>>

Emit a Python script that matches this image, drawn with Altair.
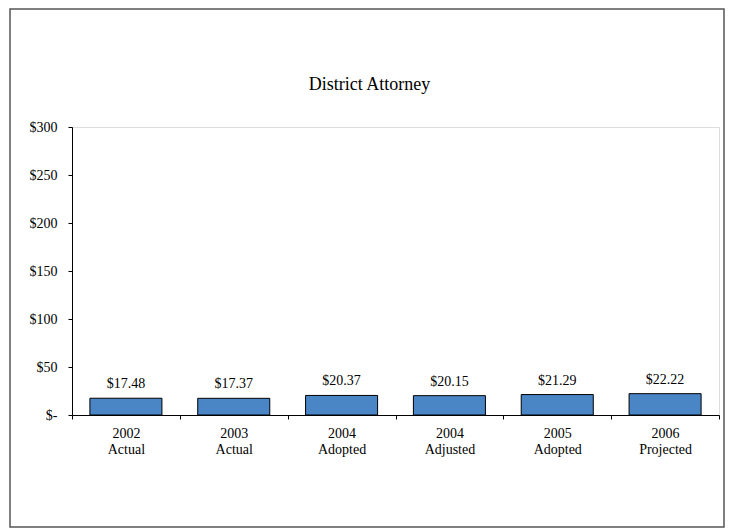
import altair as alt
import pandas as pd

categories = ["2002\nActual", "2003\nActual", "2004\nAdopted", "2004\nAdjusted", "2005\nAdopted", "2006\nProjected"]
values = [17.48, 17.37, 20.37, 20.15, 21.29, 22.22]
labels = ["$17.48", "$17.37", "$20.37", "$20.15", "$21.29", "$22.22"]
title_text = "District Attorney"

df = pd.DataFrame({"cat": categories, "value": values, "label": labels})

FONT = "Liberation Serif"

x = alt.X(
    "cat:N",
    sort=categories,
    title=None,
    scale=alt.Scale(paddingInner=0, paddingOuter=0),
    axis=alt.Axis(
        labelAngle=0,
        labelExpr="split(datum.label, '\\n')",
        labelFont=FONT,
        labelFontSize=14,
        labelColor="black",
        labelLineHeight=16,
        labelPadding=7,
        tickBand="extent",
        tickSize=4,
        tickColor="black",
        domainColor="black",
        grid=False,
    ),
)
y = alt.Y(
    "value:Q",
    title=None,
    scale=alt.Scale(domain=[0, 300], nice=False),
    axis=alt.Axis(
        values=[0, 50, 100, 150, 200, 250, 300],
        labelExpr="datum.value == 0 ? '$-' : '$' + datum.value",
        labelFont=FONT,
        labelFontSize=14,
        labelColor="black",
        labelPadding=11,
        tickSize=4,
        tickColor="black",
        domainColor="black",
        grid=False,
    ),
)

base = alt.Chart(df)

bars = base.mark_bar(
    width=alt.RelativeBandSize(0.668),
    color="#4a85c6",
    stroke="black",
    strokeWidth=1,
).encode(x=x, y=y)

text = base.mark_text(
    font=FONT, fontSize=14, color="black", baseline="alphabetic", dy=-10
).encode(x=x, y=y, text="label:N")

frame = alt.Chart(pd.DataFrame({"a": [0]})).mark_rect(
    fill=None, stroke="#555555", strokeWidth=1.5, clip=False
).encode(
    x=alt.value(-62), x2=alt.value(652), y=alt.value(-118), y2=alt.value(400)
)

title = alt.Chart(pd.DataFrame({"t": [title_text]})).mark_text(
    font=FONT, fontSize=18, color="black", baseline="middle", align="center"
).encode(x=alt.value(297.5), y=alt.value(-42), text="t:N")

chart = alt.layer(frame, bars, text, title).properties(
    width=647,
    height=288,
    autosize=alt.AutoSizeParams(type="none"),
    padding={"left": 64, "top": 119, "right": 6, "bottom": 114},
).configure_view(stroke="#999999", strokeWidth=1).configure(background="white")

chart.save("out.html", embed_options={"renderer": "svg", "actions": False})
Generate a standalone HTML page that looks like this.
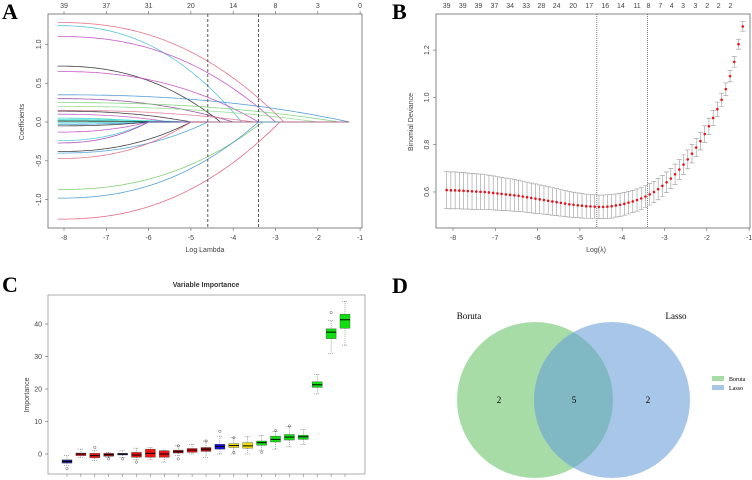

<<

Write the records above out again exactly, with no pictures in your copy.

### Exercise solution
Emit a Python script that matches this image, drawn with Altair.
import altair as alt
import pandas as pd

categories = ["2002\nActual", "2003\nActual", "2004\nAdopted", "2004\nAdjusted", "2005\nAdopted", "2006\nProjected"]
values = [17.48, 17.37, 20.37, 20.15, 21.29, 22.22]
labels = ["$17.48", "$17.37", "$20.37", "$20.15", "$21.29", "$22.22"]
title_text = "District Attorney"

df = pd.DataFrame({"cat": categories, "value": values, "label": labels})

FONT = "Liberation Serif"

x = alt.X(
    "cat:N",
    sort=categories,
    title=None,
    scale=alt.Scale(paddingInner=0, paddingOuter=0),
    axis=alt.Axis(
        labelAngle=0,
        labelExpr="split(datum.label, '\\n')",
        labelFont=FONT,
        labelFontSize=14,
        labelColor="black",
        labelLineHeight=16,
        labelPadding=7,
        tickBand="extent",
        tickSize=4,
        tickColor="black",
        domainColor="black",
        grid=False,
    ),
)
y = alt.Y(
    "value:Q",
    title=None,
    scale=alt.Scale(domain=[0, 300], nice=False),
    axis=alt.Axis(
        values=[0, 50, 100, 150, 200, 250, 300],
        labelExpr="datum.value == 0 ? '$-' : '$' + datum.value",
        labelFont=FONT,
        labelFontSize=14,
        labelColor="black",
        labelPadding=11,
        tickSize=4,
        tickColor="black",
        domainColor="black",
        grid=False,
    ),
)

base = alt.Chart(df)

bars = base.mark_bar(
    width=alt.RelativeBandSize(0.668),
    color="#4a85c6",
    stroke="black",
    strokeWidth=1,
).encode(x=x, y=y)

text = base.mark_text(
    font=FONT, fontSize=14, color="black", baseline="alphabetic", dy=-10
).encode(x=x, y=y, text="label:N")

frame = alt.Chart(pd.DataFrame({"a": [0]})).mark_rect(
    fill=None, stroke="#555555", strokeWidth=1.5, clip=False
).encode(
    x=alt.value(-62), x2=alt.value(652), y=alt.value(-118), y2=alt.value(400)
)

title = alt.Chart(pd.DataFrame({"t": [title_text]})).mark_text(
    font=FONT, fontSize=18, color="black", baseline="middle", align="center"
).encode(x=alt.value(297.5), y=alt.value(-42), text="t:N")

chart = alt.layer(frame, bars, text, title).properties(
    width=647,
    height=288,
    autosize=alt.AutoSizeParams(type="none"),
    padding={"left": 64, "top": 119, "right": 6, "bottom": 114},
).configure_view(stroke="#999999", strokeWidth=1).configure(background="white")

chart.save("out.html", embed_options={"renderer": "svg", "actions": False})
Generate a standalone HTML page that looks like this.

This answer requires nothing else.